The History of the Irish Language in Mayo 

The Irish language has been spoken in County Mayo for millenia. It provides an unbroken link with the collective experiences and histories of the people of Mayo that has become embedded in our ancestral language. 

Saint Dervla's Well, Aughleam 

The Irish language, also known as Gaelic, has been spoken in County Mayo continuously for at least three thousand years. It was first written on Ogham stones, found across Mayo in places such as Breastagh and Attymass. With the flourishing of Gaelic civilisation, Mayo gave Gaelic literature the 'Táin Bó Flidhais'.  This saga relates the exploits of legendary local figures, such as Ciortán and Oilill, whose names and deeds are echoed in many place names across the county.

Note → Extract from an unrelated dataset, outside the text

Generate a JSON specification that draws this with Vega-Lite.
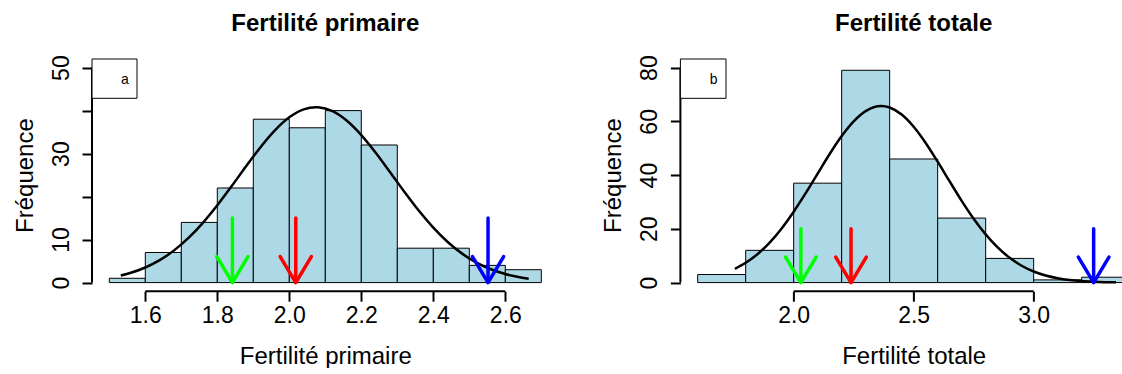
{
  "$schema": "https://vega.github.io/schema/vega-lite/v6.json",
  "padding": {"left": 13, "top": 11, "right": 0, "bottom": 0},
  "spacing": 121.4,
  "bounds": "flush",
  "config": {
    "view": {"stroke": null},
    "font": "Liberation Sans",
    "axis": {"grid": false, "domain": false, "ticks": true, "tickColor": "black", "tickWidth": 2, "tickSize": 10, "labelColor": "black", "labelFontSize": 23, "labelFont": "Liberation Sans", "titleColor": "black", "titleFontSize": 24, "titleFontWeight": "normal", "titleFont": "Liberation Sans", "labelFlush": false},
    "axisX": {"labelPadding": 3, "titlePadding": 17},
    "axisY": {"labelPadding": 9, "titlePadding": 13},
    "title": {"fontSize": 24, "fontWeight": "bold", "color": "black", "font": "Liberation Sans", "anchor": "middle", "offset": 19}
  },
  "datasets": {
    "barsA": [
      {"lo": 1.5, "hi": 1.6, "n": 1}, {"lo": 1.6, "hi": 1.7, "n": 7}, {"lo": 1.7, "hi": 1.8, "n": 14},
      {"lo": 1.8, "hi": 1.9, "n": 22}, {"lo": 1.9, "hi": 2.0, "n": 38}, {"lo": 2.0, "hi": 2.1, "n": 36},
      {"lo": 2.1, "hi": 2.2, "n": 40}, {"lo": 2.2, "hi": 2.3, "n": 32}, {"lo": 2.3, "hi": 2.4, "n": 8},
      {"lo": 2.4, "hi": 2.5, "n": 8}, {"lo": 2.5, "hi": 2.6, "n": 4}, {"lo": 2.6, "hi": 2.7, "n": 3}
    ],
    "curveA": [
      {"x": 1.532, "y": 1.65}, {"x": 1.56, "y": 2.28}, {"x": 1.60, "y": 3.51}, {"x": 1.64, "y": 5.22},
      {"x": 1.68, "y": 7.49}, {"x": 1.72, "y": 10.39}, {"x": 1.76, "y": 13.90}, {"x": 1.80, "y": 17.98},
      {"x": 1.84, "y": 22.44}, {"x": 1.88, "y": 27.05}, {"x": 1.92, "y": 31.49}, {"x": 1.96, "y": 35.40},
      {"x": 2.00, "y": 38.43}, {"x": 2.04, "y": 40.29}, {"x": 2.074, "y": 40.80}, {"x": 2.08, "y": 40.78},
      {"x": 2.12, "y": 39.87}, {"x": 2.16, "y": 37.64}, {"x": 2.20, "y": 34.31}, {"x": 2.24, "y": 30.20},
      {"x": 2.28, "y": 25.67}, {"x": 2.32, "y": 21.07}, {"x": 2.36, "y": 16.70}, {"x": 2.40, "y": 12.79},
      {"x": 2.44, "y": 9.45}, {"x": 2.48, "y": 6.74}, {"x": 2.52, "y": 4.65}, {"x": 2.56, "y": 3.10},
      {"x": 2.60, "y": 1.99}, {"x": 2.64, "y": 1.24}, {"x": 2.665, "y": 0.90}
    ],
    "arrowsA": [
      {"x": 1.842, "top": 15, "s": "vert"}, {"x": 2.018, "top": 15, "s": "rouge"}, {"x": 2.552, "top": 15, "s": "bleu"}
    ],
    "barsB": [
      {"lo": 1.6, "hi": 1.8, "n": 3}, {"lo": 1.8, "hi": 2.0, "n": 12}, {"lo": 2.0, "hi": 2.2, "n": 37},
      {"lo": 2.2, "hi": 2.4, "n": 79}, {"lo": 2.4, "hi": 2.6, "n": 46}, {"lo": 2.6, "hi": 2.8, "n": 24},
      {"lo": 2.8, "hi": 3.0, "n": 9}, {"lo": 3.0, "hi": 3.2, "n": 1}, {"lo": 3.2, "hi": 3.4, "n": 2}
    ],
    "curveB": [
      {"x": 1.755, "y": 5.12}, {"x": 1.80, "y": 7.36}, {"x": 1.85, "y": 10.65}, {"x": 1.90, "y": 14.91},
      {"x": 1.95, "y": 20.16}, {"x": 2.00, "y": 26.35}, {"x": 2.05, "y": 33.26}, {"x": 2.10, "y": 40.58},
      {"x": 2.15, "y": 47.85}, {"x": 2.20, "y": 54.51}, {"x": 2.25, "y": 60.00}, {"x": 2.30, "y": 63.82},
      {"x": 2.365, "y": 65.70}, {"x": 2.40, "y": 65.15}, {"x": 2.45, "y": 62.52}, {"x": 2.50, "y": 57.98},
      {"x": 2.55, "y": 51.96}, {"x": 2.60, "y": 44.99}, {"x": 2.65, "y": 37.64}, {"x": 2.70, "y": 30.43},
      {"x": 2.75, "y": 23.77}, {"x": 2.80, "y": 17.94}, {"x": 2.85, "y": 13.09}, {"x": 2.90, "y": 9.22},
      {"x": 2.95, "y": 6.28}, {"x": 3.00, "y": 4.13}, {"x": 3.05, "y": 2.63}, {"x": 3.10, "y": 1.62},
      {"x": 3.15, "y": 0.96}, {"x": 3.20, "y": 0.55}, {"x": 3.25, "y": 0.31}, {"x": 3.30, "y": 0.16},
      {"x": 3.343, "y": 0.09}
    ],
    "arrowsB": [
      {"x": 2.03, "top": 20, "s": "vert"}, {"x": 2.239, "top": 20, "s": "rouge"}, {"x": 3.25, "top": 20, "s": "bleu"}
    ],
    "legA": [{"label": "a"}],
    "legB": [{"label": "b"}],
    "one": [{}]
  },
  "hconcat": [
    {
      "width": 466.6,
      "height": 232.2,
      "title": {"text": "Fertilité primaire"},
      "layer": [
        {
          "data": {"name": "barsA"},
          "mark": {"type": "rect", "fill": "#ADD8E6", "stroke": "black", "strokeWidth": 1},
          "encoding": {
            "x": {"field": "lo", "type": "quantitative", "scale": {"domain": [1.452, 2.748], "nice": false, "zero": false},
                  "axis": {"title": "Fertilité primaire", "values": [1.6, 1.8, 2.0, 2.2, 2.4, 2.6], "format": ".1f"}},
            "x2": {"field": "hi"},
            "y": {"field": "n", "type": "quantitative", "scale": {"domain": [-2, 52], "nice": false, "zero": false},
                  "axis": {"title": "Fréquence", "values": [0, 10, 20, 30, 40, 50], "labelAngle": -90,
                           "labelExpr": "datum.value == 20 || datum.value == 40 ? '' : datum.label"}},
            "y2": {"datum": 0}
          }
        },
        {
          "data": {"name": "curveA"},
          "mark": {"type": "line", "color": "black", "strokeWidth": 2.5, "interpolate": "monotone"},
          "encoding": {
            "x": {"field": "x", "type": "quantitative"},
            "y": {"field": "y", "type": "quantitative"}
          }
        },
        {
          "data": {"name": "arrowsA"},
          "mark": {"type": "rule", "strokeWidth": 3.5, "strokeCap": "round"},
          "encoding": {
            "x": {"field": "x", "type": "quantitative"},
            "y": {"field": "top", "type": "quantitative"},
            "y2": {"datum": 0},
            "color": {"field": "s", "type": "nominal", "scale": {"domain": ["vert", "rouge", "bleu"], "range": ["#00FF00", "#FF0000", "#0000FF"]}, "legend": null}
          }
        },
        {
          "data": {"name": "arrowsA"},
          "mark": {"type": "point", "shape": "M-0.6,-1L0,0L0.6,-1", "size": 2700, "filled": false, "strokeWidth": 3.5, "strokeCap": "round", "strokeJoin": "round", "opacity": 1},
          "encoding": {
            "x": {"field": "x", "type": "quantitative"},
            "y": {"datum": 0},
            "color": {"field": "s", "type": "nominal", "scale": {"domain": ["vert", "rouge", "bleu"], "range": ["#00FF00", "#FF0000", "#0000FF"]}, "legend": null}
          }
        },
        {
          "data": {"name": "one"},
          "mark": {"type": "rule", "color": "black", "strokeWidth": 2},
          "encoding": {
            "x": {"datum": 1.6}, "x2": {"datum": 2.6},
            "y": {"datum": -2}
          }
        },
        {
          "data": {"name": "one"},
          "mark": {"type": "rule", "color": "black", "strokeWidth": 2},
          "encoding": {
            "x": {"datum": 1.452},
            "y": {"datum": 0}, "y2": {"datum": 50}
          }
        },
        {
          "data": {"name": "legA"},
          "mark": {"type": "rect", "fill": "white", "stroke": "black", "strokeWidth": 1},
          "encoding": {
            "x": {"datum": 1.452}, "x2": {"datum": 1.577},
            "y": {"datum": 52}, "y2": {"datum": 42.86}
          }
        },
        {
          "data": {"name": "legA"},
          "mark": {"type": "text", "fontSize": 14, "color": "black", "align": "center", "baseline": "middle"},
          "encoding": {
            "x": {"datum": 1.543},
            "y": {"datum": 47.2},
            "text": {"field": "label"}
          }
        }
      ]
    },
    {
      "width": 442,
      "height": 232.2,
      "title": {"text": "Fertilité totale", "dx": 12.3},
      "layer": [
        {
          "data": {"name": "barsB"},
          "mark": {"type": "rect", "fill": "#ADD8E6", "stroke": "black", "strokeWidth": 1, "clip": true},
          "encoding": {
            "x": {"field": "lo", "type": "quantitative", "scale": {"domain": [1.528, 3.3697], "nice": false, "zero": false},
                  "axis": {"title": "Fertilité totale", "values": [2.0, 2.5, 3.0], "format": ".1f", "titleX": 233.3}},
            "x2": {"field": "hi"},
            "y": {"field": "n", "type": "quantitative", "scale": {"domain": [-3.2, 83.2], "nice": false, "zero": false},
                  "axis": {"title": "Fréquence", "values": [0, 20, 40, 60, 80], "labelAngle": -90}},
            "y2": {"datum": 0}
          }
        },
        {
          "data": {"name": "curveB"},
          "mark": {"type": "line", "color": "black", "strokeWidth": 2.5, "interpolate": "monotone", "clip": true},
          "encoding": {
            "x": {"field": "x", "type": "quantitative"},
            "y": {"field": "y", "type": "quantitative"}
          }
        },
        {
          "data": {"name": "arrowsB"},
          "mark": {"type": "rule", "strokeWidth": 3.5, "strokeCap": "round"},
          "encoding": {
            "x": {"field": "x", "type": "quantitative"},
            "y": {"field": "top", "type": "quantitative"},
            "y2": {"datum": 0},
            "color": {"field": "s", "type": "nominal", "scale": {"domain": ["vert", "rouge", "bleu"], "range": ["#00FF00", "#FF0000", "#0000FF"]}, "legend": null}
          }
        },
        {
          "data": {"name": "arrowsB"},
          "mark": {"type": "point", "shape": "M-0.6,-1L0,0L0.6,-1", "size": 2600, "filled": false, "strokeWidth": 3.5, "strokeCap": "round", "strokeJoin": "round", "opacity": 1},
          "encoding": {
            "x": {"field": "x", "type": "quantitative"},
            "y": {"datum": 0},
            "color": {"field": "s", "type": "nominal", "scale": {"domain": ["vert", "rouge", "bleu"], "range": ["#00FF00", "#FF0000", "#0000FF"]}, "legend": null}
          }
        },
        {
          "data": {"name": "one"},
          "mark": {"type": "rule", "color": "black", "strokeWidth": 2},
          "encoding": {
            "x": {"datum": 2.0}, "x2": {"datum": 3.0},
            "y": {"datum": -3.2}
          }
        },
        {
          "data": {"name": "one"},
          "mark": {"type": "rule", "color": "black", "strokeWidth": 2},
          "encoding": {
            "x": {"datum": 1.528},
            "y": {"datum": 0}, "y2": {"datum": 80}
          }
        },
        {
          "data": {"name": "legB"},
          "mark": {"type": "rect", "fill": "white", "stroke": "black", "strokeWidth": 1},
          "encoding": {
            "x": {"datum": 1.528}, "x2": {"datum": 1.718},
            "y": {"datum": 83.2}, "y2": {"datum": 68.56}
          }
        },
        {
          "data": {"name": "legB"},
          "mark": {"type": "text", "fontSize": 14, "color": "black", "align": "center", "baseline": "middle"},
          "encoding": {
            "x": {"datum": 1.667},
            "y": {"datum": 75.5},
            "text": {"field": "label"}
          }
        }
      ]
    }
  ]
}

With the collapse of the Gaelic aristocracy in the 1600s and the subsequent Plantation of Ulster with English speaking settlers from lowland Scotland, many native Irish refugees from Ulster fled to County Mayo and brought their dialect with them. In the western part of the county, such as in the village of Ballycroy, Ulster Irish continued to be spoken generations later and created distinctive local identities that were only eradicated when English replaced Irish as the community language.   


The last monolingual Irish speaker was a native of Carrowteigue

Irish retreated across the county and after three centuries of decline it survived only in several isolated regions. Erris had remained a stronghold of the language in the early twentieth century but censuses and local anecdotes suggest that many parents stopped transmitting Irish to their children across the barony during the 1910s. However, in the villages of Aughleam on the southern tip of the Mullet penisula and Carrowteigue in the north of Erris, Irish continued to be the main language of the community and continues to be to this day.


Achill island, with a dialect similar to Erris and deeply influenced by Ulster speakers, retained many speakers on the eastern side of the island and on Inishbiggle. As did Toormakeady, although the dialect spoken in this Gaeltacht in the south of Mayo is far more akin to the Irish of Connemara than that of Erris. 


The Irish of Mayo may have dramatically declined in terms of number of speakers and is no longer the language of the vast majority of the county's inhabitants. But it still continues to exert an influence over the local dialect of English spoken in Mayo and Irish words pepper the daily language.  


Despite their catastrophic decline, the local Irish dialects still survive. English has never been the first language for some Mayo families and this unbroken link has meant that Irish is spoken today in the same way as it was spoken by previous generations. These dialects are Mayo's unique cultural heritage and though there are far fewer speakers of them than dialects in other counties, such as Donegal, Kerry or Galway, this does not detract from their importance.


The dialects of Irish that are spoken in County Mayo is integral to the county's Gaelic identity.